Vanessa Feltz 3pm - 6pm
Mini-budget damaged UK’s reputation, says Bank governor Bailey
17 November 2022, 11:54
Andrew Bailey said it will take longer to fix the UK’s reputation than the impact the mini-budget had on the gilt market.
Former prime minister Liz Truss’s mini-budget damaged the UK’s reputation abroad, the governor of the Bank of England has told MPs.
Andrew Bailey said people he had met in the US during the fallout from the announcement in September expressed disbelief at the steps that the Government had taken.
“We have damaged our reputation internationally because of what happened,” he said while speaking to the Treasury Select Committee.
“I was in Washington… at the IMF (International Monetary Fund) annual meetings, which is one of the biggest events of the year internationally.
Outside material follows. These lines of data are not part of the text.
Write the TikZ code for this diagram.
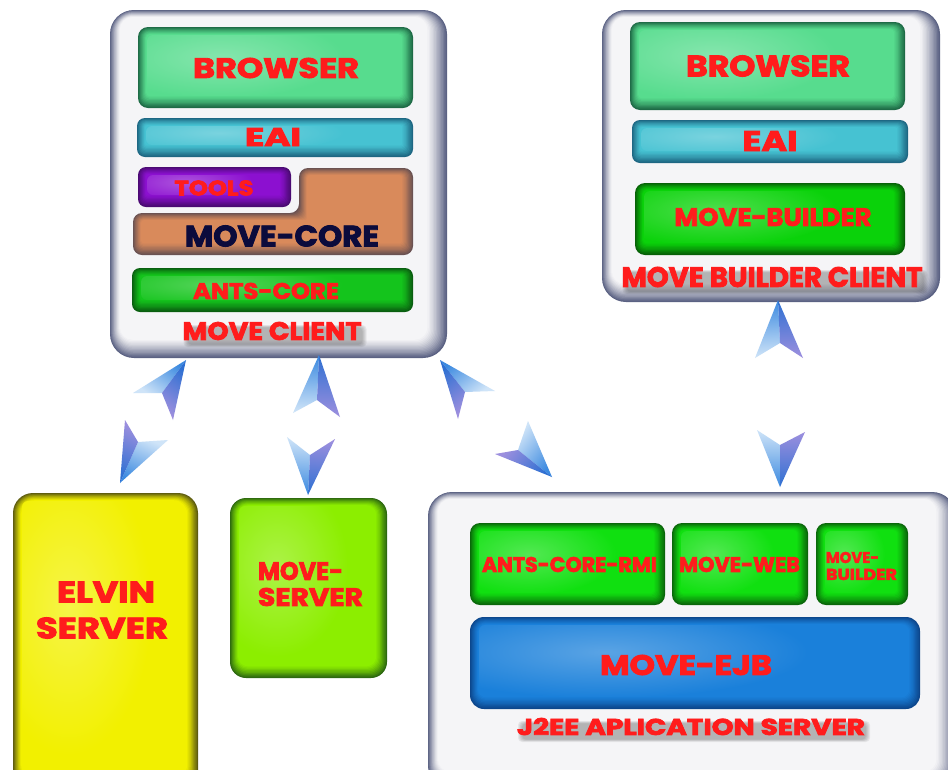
\documentclass[tikz,border=0pt]{standalone}
\usepackage{fontspec}
\usepackage{graphicx}
\newfontfamily\heavy{Poppins}[UprightFont=* Bold, FakeBold=3]
\usetikzlibrary{calc}

% palette
\definecolor{redtxt}{HTML}{FF1C1C}
\definecolor{navytxt}{HTML}{0B0B3C}
\definecolor{browserBase}{HTML}{57DC8E}\definecolor{browserEdge}{HTML}{1E6B46}
\definecolor{eaiBase}{HTML}{46C2D2}\definecolor{eaiEdge}{HTML}{1E6783}
\definecolor{toolsBase}{HTML}{8C10D0}\definecolor{toolsEdge}{HTML}{4A0A72}
\definecolor{coreBase}{HTML}{D98A5B}\definecolor{coreEdge}{HTML}{6B5252}
\definecolor{antsBase}{HTML}{14C41C}\definecolor{antsEdge}{HTML}{0A5E10}
\definecolor{mbBase}{HTML}{0AD20A}\definecolor{mbEdge}{HTML}{076007}
\definecolor{grnBase}{HTML}{10E010}\definecolor{grnEdge}{HTML}{0A660A}
\definecolor{ejbBase}{HTML}{1A80DA}\definecolor{ejbEdge}{HTML}{0C468C}
\definecolor{elvinBase}{HTML}{F2F000}\definecolor{elvinEdge}{HTML}{5E5C10}
\definecolor{msBase}{HTML}{8CEE00}\definecolor{msEdge}{HTML}{2E6A10}
\definecolor{outerBase}{HTML}{F5F5F7}\definecolor{outerEdge}{HTML}{5B6283}
\definecolor{tipA}{HTML}{3C8AE0}\definecolor{baseA}{HTML}{CFE4F8}
\definecolor{tipB}{HTML}{2E70D2}\definecolor{baseB}{HTML}{9C8FDE}

\tikzset{
  boxnode/.style={inner sep=0pt, draw=none},
  lbltext/.style={inner sep=0pt},
}

% glossy coloured box: [radius]{name}{x1}{y1}{x2}{y2}{base}{edge}
\newcommand\gbox[8][10]{%
  \foreach \i in {0,...,9}{%
    \pgfmathsetmacro\mix{100*(1-\i/9)^1.25}%
    \pgfmathsetmacro\rr{max(#1-\i*0.7,2)}%
    \fill[#8!\mix!#7, rounded corners=\rr pt]
      (#3+\i*0.9,#4+\i*0.8) rectangle (#5-\i*1.2,#6-\i*1.3);
  }%
  % soft highlight towards the upper left
  \begin{scope}
    \clip[rounded corners=6pt] (#3+9,#4+8) rectangle (#5-12,#6-12);
    \shade[inner color=white!28!#7, outer color=#7]
      ({#3+(#5-#3)*0.3},{#4+(#6-#4)*0.38}) ellipse ({(#5-#3)*0.45} and {(#6-#4)*0.5});
  \end{scope}
  \pgfmathsetmacro\bw{#5-#3}\pgfmathsetmacro\bh{#6-#4}%
  \node[boxnode, minimum width=\bw pt, minimum height=\bh pt] (#2) at ({(#3+#5)/2},{(#4+#6)/2}) {};
}

% bevelled container: {name}{x1}{y1}{x2}{y2}
\newcommand\obox[5]{%
  \foreach \i in {0,...,14}{%
    \pgfmathsetmacro\mix{100*(1-\i/14)^1.3}%
    \pgfmathsetmacro\rr{max(24-\i*0.8,4)}%
    \fill[outerEdge!\mix!outerBase, rounded corners=\rr pt]
      (#2+\i*0.7,#3+\i*0.5) rectangle (#4-\i*1.4,#5-\i*1.3);
  }%
  \pgfmathsetmacro\bw{#4-#2}\pgfmathsetmacro\bh{#5-#3}%
  \node[boxnode, minimum width=\bw pt, minimum height=\bh pt] (#1) at ({(#2+#4)/2},{(#3+#5)/2}) {};
}

% label scaled to a given cap width/height: {name}{x,y}{w}{h}{colour}{text}
\newcommand\lbl[6]{%
  \node[lbltext, text=#5] (#1) at (#2) {\resizebox{#3pt}{#4pt}{\heavy #6}};
}
% label over a soft dark smudge: {name}{x,y}{w}{h}{colour}{text}
\newcommand\slbl[6]{%
  \foreach \k in {0,...,4}{%
    \fill[black, opacity=0.06, rounded corners=4pt]
      ($(#2)+({-#3/2+1+\k},{-#4/2+3+\k*0.6})$) rectangle ($(#2)+({#3/2+5-\k},{#4/2+7-\k*0.6})$);
  }%
  \lbl{#1}{#2}{#3}{#4}{#5}{#6}%
}

% arrowhead: tip, light barb, notch, dark barb (x,y pairs)
\newcommand\arrowhead[8]{%
  \pgfmathsetmacro\ang{atan2(-(#2-#6),#1-#5)-90}%
  \shade[top color=tipA, bottom color=baseA, shading angle=\ang] (#1,#2) -- (#3,#4) -- (#5,#6) -- cycle;
  \shade[top color=tipB, bottom color=baseB, shading angle=\ang] (#1,#2) -- (#5,#6) -- (#7,#8) -- cycle;
}

\begin{document}
\begin{tikzpicture}[x=1pt,y=-1pt]
\useasboundingbox (0,0) rectangle (948,769);
\clip (0,0) rectangle (948,769);
\fill[white] (0,0) rectangle (948,769);

% ---------------- MOVE client ----------------
\obox{client}{110}{10}{447}{358}
\gbox{browserL}{138}{27}{413}{108}{browserBase}{browserEdge}
\gbox[8]{eaiL}{137}{118}{413}{157}{eaiBase}{eaiEdge}
\gbox[8]{tools}{138}{167}{291}{207}{toolsBase}{toolsEdge}
% L-shaped core block
\foreach \i in {0,...,9}{%
  \pgfmathsetmacro\mix{100*(1-\i/9)^1.25}%
  \pgfmathsetmacro\rr{max(9-\i*0.7,2)}%
  \fill[coreEdge!\mix!coreBase, rounded corners=\rr pt]
    (299+\i*0.9,168+\i*0.8) -- (413-\i*1.2,168+\i*0.8) -- (413-\i*1.2,255-\i*1.3)
    -- (133+\i*0.9,255-\i*1.3) -- (133+\i*0.9,213+\i*0.8) -- (299+\i*0.9,213+\i*0.8) -- cycle;
}
\node[boxnode, minimum width=280pt, minimum height=87pt] (core) at (273,211.5) {};
\gbox[8]{antsL}{132}{268}{413}{312}{antsBase}{antsEdge}

\lbl{tBrowserL}{276,68}{166}{20}{redtxt}{BROWSER}
\lbl{tEaiL}{273,137}{56}{18}{redtxt}{EAI}
\lbl{tTools}{214,188}{79}{15}{redtxt}{TOOLS}
\lbl{tCore}{282,236}{194}{21}{navytxt}{MOVE-CORE}
\lbl{tAnts}{266,291}{146}{16}{redtxt}{ANTS-CORE}
\slbl{tClient}{272,331}{179}{18}{redtxt}{MOVE CLIENT}

% ---------------- MOVE builder client ----------------
\obox{builder}{602}{10}{940}{302}
\gbox{browserR}{630}{22}{905}{110}{browserBase}{browserEdge}
\gbox[8]{eaiR}{632}{120}{908}{163}{eaiBase}{eaiEdge}
\gbox{mbuilder}{635}{183}{905}{255}{mbBase}{mbEdge}

\lbl{tBrowserR}{768,66}{164}{21}{redtxt}{BROWSER}
\lbl{tEaiR}{770,141}{55}{20}{redtxt}{EAI}
\lbl{tMB}{773,217}{197}{18}{redtxt}{MOVE-BUILDER}
\slbl{tBuilder}{772,277}{301}{20}{redtxt}{MOVE BUILDER CLIENT}

% ---------------- servers ----------------
\gbox[20]{elvin}{13}{493}{198}{790}{elvinBase}{elvinEdge}
\lbl{tElvin1}{106,592}{98}{21}{redtxt}{ELVIN}
\lbl{tElvin2}{102,628}{132}{21}{redtxt}{SERVER}

\gbox[16]{mserver}{230}{498}{387}{678}{msBase}{msEdge}
\lbl{tMs1}{300.5,571}{85}{18}{redtxt}{MOVE-}
\lbl{tMs2}{310.5,597}{105}{18}{redtxt}{SERVER}

% ---------------- J2EE application server ----------------
\obox{j2ee}{428}{492}{956}{790}
\gbox{rmi}{470}{523}{665}{605}{grnBase}{grnEdge}
\gbox{web}{672}{523}{808}{605}{grnBase}{grnEdge}
\gbox{mbsrv}{816}{523}{908}{605}{grnBase}{grnEdge}
\gbox[14]{ejb}{470}{617}{920}{709}{ejbBase}{ejbEdge}

\lbl{tRmi}{569.5,564.5}{175}{15}{redtxt}{ANTS-CORE-RMI}
\lbl{tWeb}{739.5,564.5}{121}{15}{redtxt}{MOVE-WEB}
\lbl{tMbs1}{852.5,557.5}{53}{11}{redtxt}{MOVE-}
\lbl{tMbs2}{861.5,574.5}{71}{11}{redtxt}{BUILDER}
\lbl{tEjb}{686,665}{172}{20}{redtxt}{MOVE-EJB}
\slbl{tJ2ee}{691,726.5}{348}{17}{redtxt}{J2EE APLICATION SERVER}

% ---------------- arrowheads ----------------
% client <-> elvin
\arrowhead{186}{360}{133}{393}{162}{393}{173}{420}
\arrowhead{120}{483}{168}{440}{138}{442}{125}{420}
% client <-> move-server
\arrowhead{319}{355}{293}{413}{317}{400}{340}{417}
\arrowhead{308}{495}{287}{437}{310}{455}{335}{439}
% client <-> j2ee
\arrowhead{440}{360}{495}{391}{465}{392}{458}{419}
\arrowhead{552}{477}{528}{421}{518}{450}{495}{454}
% builder client <-> j2ee
\arrowhead{778}{300}{755}{358}{780}{343}{803}{358}
\arrowhead{780}{487}{757}{430}{780}{445}{805}{432}
\end{tikzpicture}
\end{document}
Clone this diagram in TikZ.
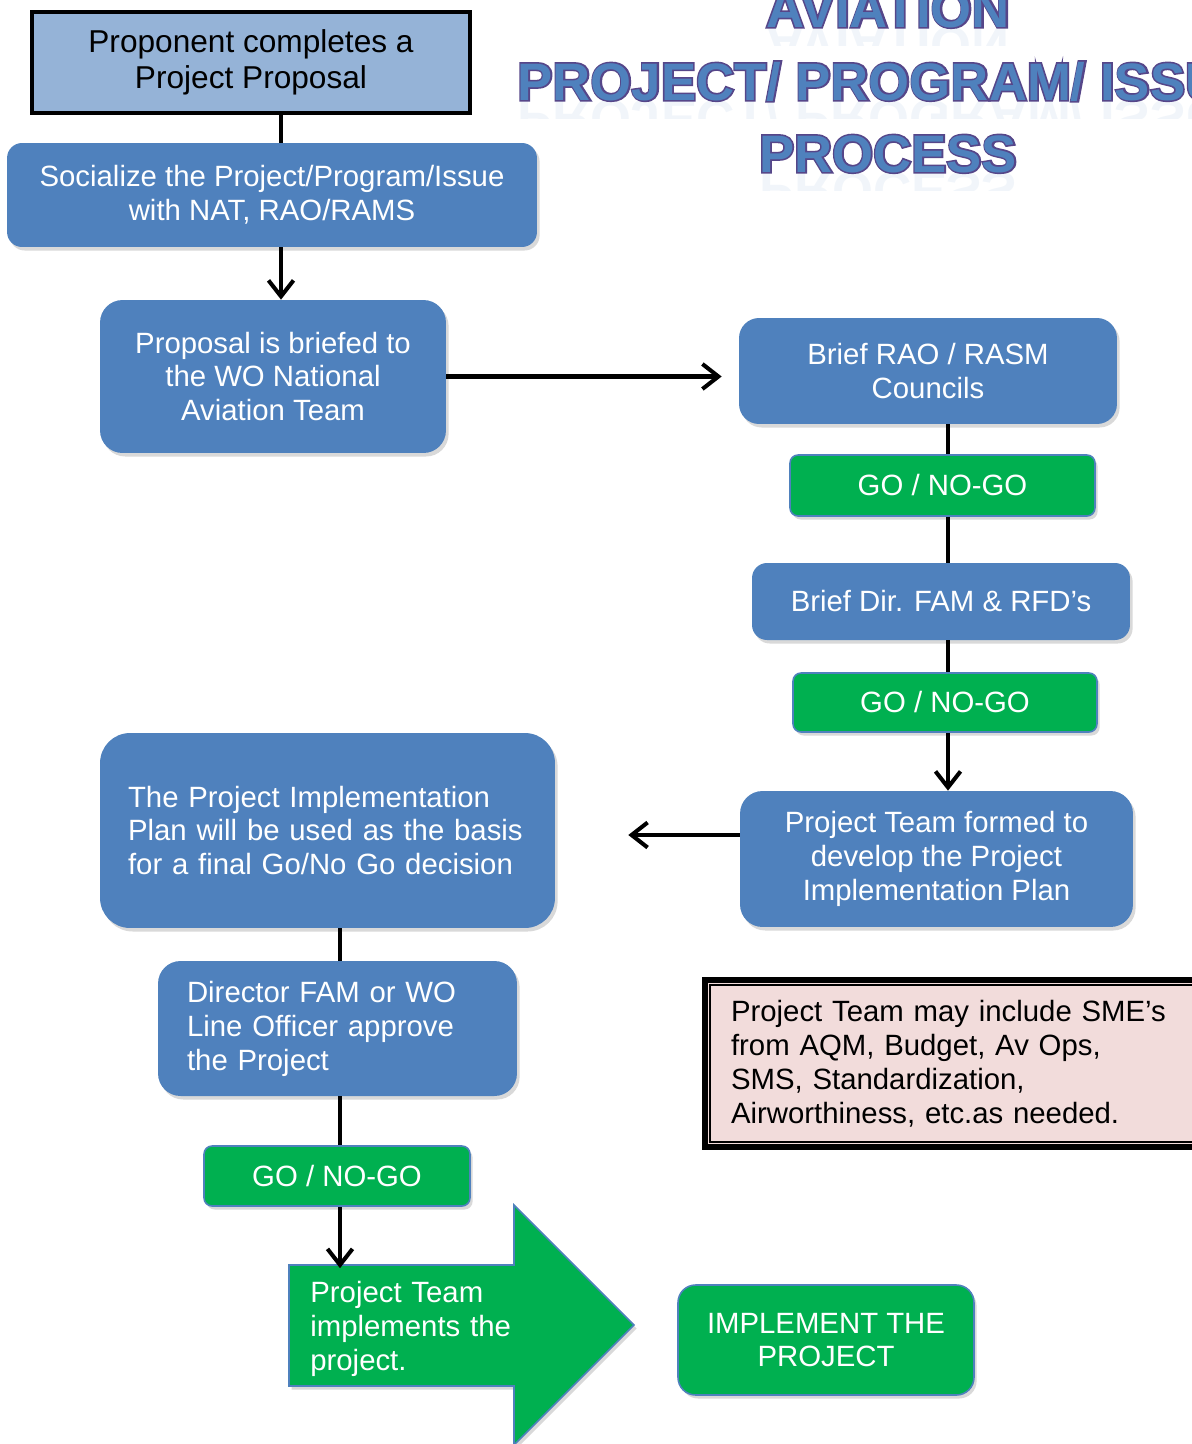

“People were saying ‘we didn’t think the UK would do this’.
“It will take longer to rebuild that reputation than it will be to correct the gilt curve, so we have to tread carefully.”
He said that the reputation “has taken a knock”.
Ms Truss became the shortest-serving prime minister in British history and Kwasi Kwarteng one of the shortest-serving chancellors amid the fallout following the mini-budget.
It led to a massive run on the pound, pushing the currency to its lowest point against the US dollar in history, while the cost of government borrowing soared.
Ben Broadbent, a member of the Monetary Policy Committee (MPC) which sets interest rates, said a lot of the major impacts of the mini-budget on exchange rates have dissipated.
He added: “Markets will always pay attention to policymakers, the events at the end of September are a pretty stark illustration of that. But as far as we can tell, as things stand most of it is gone.”
The UK is now facing a potential eight-quarter recession, according to Bank forecasts released earlier this month – the longest consecutive period of decline since reliable records began a century ago.
Mr Broadbent said it would be easy for this recession to be shorter or longer than expected.
“The last two or three quarters of that projected decline in GDP (gross domestic product) are pretty small, so it wouldn’t take much of a tilt to shave a couple of quarters off the projected length of the recession,” he said.
“So, I would not stand squarely behind the length and say this will definitely happen, it could easily turn out to be a little bit shorter or a little bit longer.”
Quizzed on the impact of Brexit, fellow MPC member Dr Swati Dhingra said that real wages are lower in the UK because of the 2016 vote.
Dr Dhingra, who is also a professor at the London School of Economics, said: “It’s undeniable now that we’re seeing a much bigger slowdown in trade in the UK compared to the rest of the world.”
She added: “The simple way of thinking about what Brexit has done to the economy is that in the period after the referendum there was the biggest depreciation that any of the world’s four major economies have seen overnight.
“That contributed to increasing prices and reduced wages – and I’m not talking simply through real wages, but also through nominal wages – we think that number is about 2.6% below the trend that real wages otherwise would have been on.”